Too Luscious for the Hampton Jitney


For the past 13 years I’ve been riding the Hampton Jitney to visit my mom in the bucolic sea side town of Sag Harbor. The Hampton Jitney for those of you not submersed in the Manhattan / Hamptons culture is a coach bus that shuttles self important travelers (moi excluded) from the Upper East Side to the Hamptons for double the price of the LIRR. During the ‘season’ the bus is riddled with swankers and hipsters smacking people upside the head with their oversized Louis Vuitton duffle bags as they trudge down the aisle while screaming into their cell phones, “What, What? I’m on the Jitney. The JITNEY? What? Who’s at the house? WHO’S at the HOUSE?” However I being the consummate Jitney passenger travel light, check my bags under the bus and enter demurely only with my purse, an ipod and a black berry set to vibrate. Once on the coach I always choose the perfect window seat, halfway between the stench of the rear bathroom and the subzero air cooled temperatures of the driver’s area, then tuck in for my 3 hour ride.

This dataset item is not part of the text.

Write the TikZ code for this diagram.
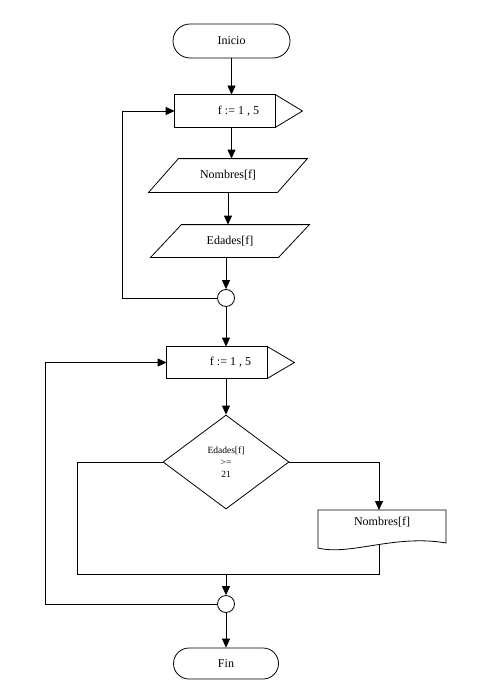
\documentclass[tikz,border=0pt]{standalone}
\usepackage{fontspec}
\setmainfont{Liberation Serif}
\usetikzlibrary{arrows.meta,shapes.misc,shapes.geometric}
\begin{document}
\begin{tikzpicture}[x=1pt,y=-1pt,line width=0.8pt,
  every node/.style={font=\fontsize{12}{14}\selectfont,inner sep=0pt},
  term/.style={draw,rounded rectangle,minimum height=34pt},
  forbox/.style={minimum width=127pt,minimum height=32pt},
  iobox/.style={minimum width=158pt,minimum height=33pt},
  conn/.style={draw,circle,minimum size=17pt},
  dec/.style={draw,diamond,minimum width=126pt,minimum height=94pt,align=center,font=\fontsize{9.5}{12}\selectfont},
  arr/.style={-{Triangle[length=9pt,width=8pt]}}]
\fill[white] (0,0) rectangle (498,698);
\useasboundingbox (0,0) rectangle (498,698);
% nodes
\node[term,minimum width=117pt] (ini) at (231.5,41) {Inicio};
\node[forbox] (for1) at (238.5,111) {f := 1 , 5};
\draw (for1.north west) rectangle ([xshift=-27pt]for1.south east);
\draw ([xshift=-27pt]for1.north east) -- (for1.east) -- ([xshift=-27pt]for1.south east);
\node[iobox] (nom) at (228,175.5) {Nombres[f]};
\draw (nom.south west) -- ++(129,0) -- (nom.north east) -- ++(-129,0) -- cycle;
\node[iobox,minimum height=32pt] (eda) at (230,241) {Edades[f]};
\draw (eda.south west) -- ++(128,0) -- (eda.north east) -- ++(-128,0) -- cycle;
\node[conn] (c1) at (226,298) {};
\node[forbox,minimum height=31pt] (for2) at (230.5,362.5) {f := 1 , 5};
\draw (for2.north west) rectangle ([xshift=-27pt]for2.south east);
\draw ([xshift=-27pt]for2.north east) -- (for2.east) -- ([xshift=-27pt]for2.south east);
\node[dec] (dec) at (226,462) {Edades[f]\\>=\\21};
\node (doc) at (382,522) {Nombres[f]};
\draw (318,510) -- (446,510) -- (446,543) .. controls (395,534) and (350,556) .. (318,548) -- cycle;
\node[conn] (c2) at (226,604) {};
\node[term,minimum width=105pt,minimum height=31pt] (fin) at (226,663.5) {Fin};
% coordinates
\coordinate (l1) at (122,298);
\coordinate (l2) at (45,604);
\coordinate (doct) at (379,510);
\coordinate (docb) at (379,545);
\coordinate (lb) at (77,574);
\coordinate (j) at (226,574);
% connectors
\draw[arr] (ini.south) -- (ini.south |- for1.north);
\draw[arr] (ini.south |- for1.south) -- (ini.south |- nom.north);
\draw[arr] (nom.south) -- (nom.south |- eda.north);
\draw[arr] (c1.north |- eda.south) -- (c1.north);
\draw[arr] (c1.west) -- (l1) |- (for1.west);
\draw[arr] (c1.south) -- (c1.south |- for2.north);
\draw[arr] (dec.north |- for2.south) -- (dec.north);
\draw[arr] (dec.east) -| (doct);
\draw (dec.west) -| (lb) -| (docb);
\draw[arr] (j) -- (c2.north);
\draw[arr] (c2.west) -- (l2) |- (for2.west);
\draw[arr] (c2.south) -- (fin.north);
\end{tikzpicture}
\end{document}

It’s odd then when you compare my very considerate behavior combined with the fact that I do not spread out an entire NY Times, Dean and Deluca picnic, or any other flotsam and jetsam onto the seat next to me to thwart others from claiming it as their own that I am ALWAYS the last one chosen for a seat partner. People will glance at the very empty seat next to me then as their eyes scan across to me they immediately retreat to find a more acceptable seat partner. “Acceptable Partner” could be the guy sleeping with his laptop and full briefcase on the adjoining seat, or the girl traveling with her yorkie, or really anybody that is not me. True it is nice at times to be the ONLY passenger on a packed bus to have two seats to myself but it’s disturbing after 13 years to still be declared “Too Fat” to share.

My bottom is juicy; it’s one of my three best features (so my fans have attested to) however I do not SPILL into the adjacent seat nor do I take up more room than any other size 16. I don’t hog the arm rest, I’m well groomed and dress more appropriately than the majority of the passengers, I don’t eat, drink, or even get up to the use the bathroom so the only reason I have found to explain this attitude towards me is that fat is contagious.

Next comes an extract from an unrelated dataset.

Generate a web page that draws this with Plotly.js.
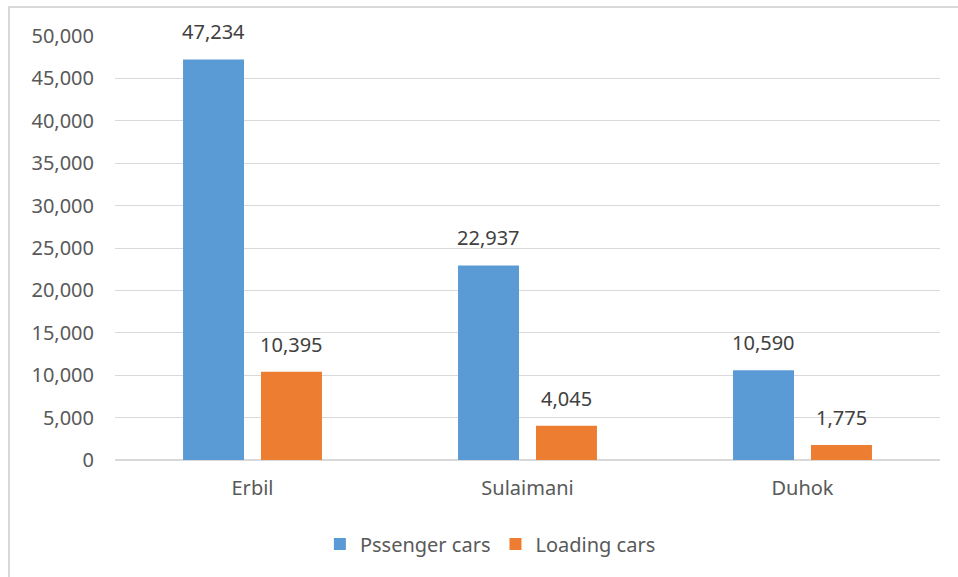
<!DOCTYPE html>
<html><head><meta charset="utf-8">
<script src="https://cdn.plot.ly/plotly-3.0.1.min.js"></script>
<style>
html,body{margin:0;padding:0;background:#fff;overflow:hidden}
#wrap{position:relative;width:958px;height:577px}
#chart{width:958px;height:577px}
#frame{position:absolute;left:8px;top:6px;width:1000px;height:700px;border-left:2px solid #d9d9d9;border-top:2px solid #d9d9d9;pointer-events:none}
</style></head>
<body><div id="wrap"><div id="chart"></div><div id="frame"></div></div>
<script>
const categories = ["Erbil", "Sulaimani", "Duhok"];
const passengerCars = [47234, 22937, 10590];
const loadingCars = [10395, 4045, 1775];
const seriesNames = ["Pssenger cars", "Loading cars"];
const tickValues = [0, 5000, 10000, 15000, 20000, 25000, 30000, 35000, 40000, 45000, 50000];

const fmt = v => v.toLocaleString('en-US');
const FONT = '"Noto Sans", "Open Sans", sans-serif';

const traces = [
  {type:'bar', name:seriesNames[0], x:categories, y:passengerCars, marker:{color:'#5B9BD5'}},
  {type:'bar', name:seriesNames[1], x:categories, y:loadingCars, marker:{color:'#ED7D31'}}
];

const annotations = [];
[passengerCars, loadingCars].forEach((arr, si) => {
  arr.forEach((v, i) => {
    annotations.push({x:categories[i], y:v, xref:'x', yref:'y', text:fmt(v), showarrow:false,
      xanchor:'center', yanchor:'bottom', xshift: si===0 ? -39 : 39, yshift:12,
      font:{family:FONT, size:20, color:'#404040'}});
  });
});

const layout = {
  width:958, height:577,
  margin:{l:115, r:18, t:36, b:117},
  paper_bgcolor:'#fff', plot_bgcolor:'#fff',
  barmode:'group', bargap:0.433, bargroupgap:0.218,
  font:{family:FONT, size:20, color:'#595959'},
  xaxis:{type:'category', showgrid:false, showline:false, zeroline:false, ticks:'', ticklabelstandoff:14,
    tickfont:{family:FONT, size:20, color:'#595959'}},
  yaxis:{range:[0,50000], tickvals:tickValues, ticktext:tickValues.map(fmt), showgrid:true, gridcolor:'#d9d9d9', gridwidth:1,
    zeroline:true, zerolinecolor:'#d9d9d9', zerolinewidth:2, showline:false, ticks:'', ticklabelstandoff:20,
    tickfont:{family:FONT, size:20, color:'#595959'}},
  legend:{orientation:'h', x:0.455, xanchor:'center', y:-0.198, yanchor:'middle', font:{family:FONT, size:20, color:'#595959'},
    itemwidth:30, traceorder:'normal'},
  annotations:annotations,
  showlegend:true
};
Plotly.newPlot('chart', traces, layout, {displayModeBar:false, staticPlot:true});
</script></body></html>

It is 100% certain that I will be the last chosen on the Jitney however every time I am left alone it still amazes me. Just last Friday after the driver secured the cabin for our 100 mile journey out East I actually stood up and scanned the entire bus to see if I was just paranoid or if I was truly the ONLY person left with an empty… and yes once again the cheese stood alone.

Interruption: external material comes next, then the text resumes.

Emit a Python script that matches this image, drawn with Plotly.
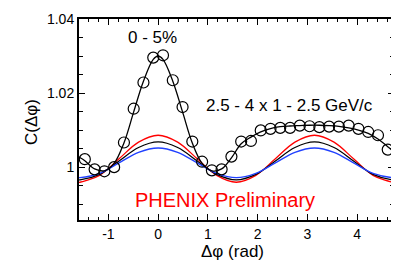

I know I shouldn’t allow other’s actions to affect my own image – and truly I do not respect or admire these strangers nor would I ever want to trade my life for theirs or the lives’ of the faceless tools on the other side of their cell phone conversations – however it’s never nice to be unjustly singled out. It’s funny though when I took the bus down to DC I was one of the first to be chosen as a travel partner and my seat buddy was a young charming international playboy whose parents were delegates at the UN, so that either means that people who take the bus to DC are less discriminating or my under 21 buddy liked him some “junk”.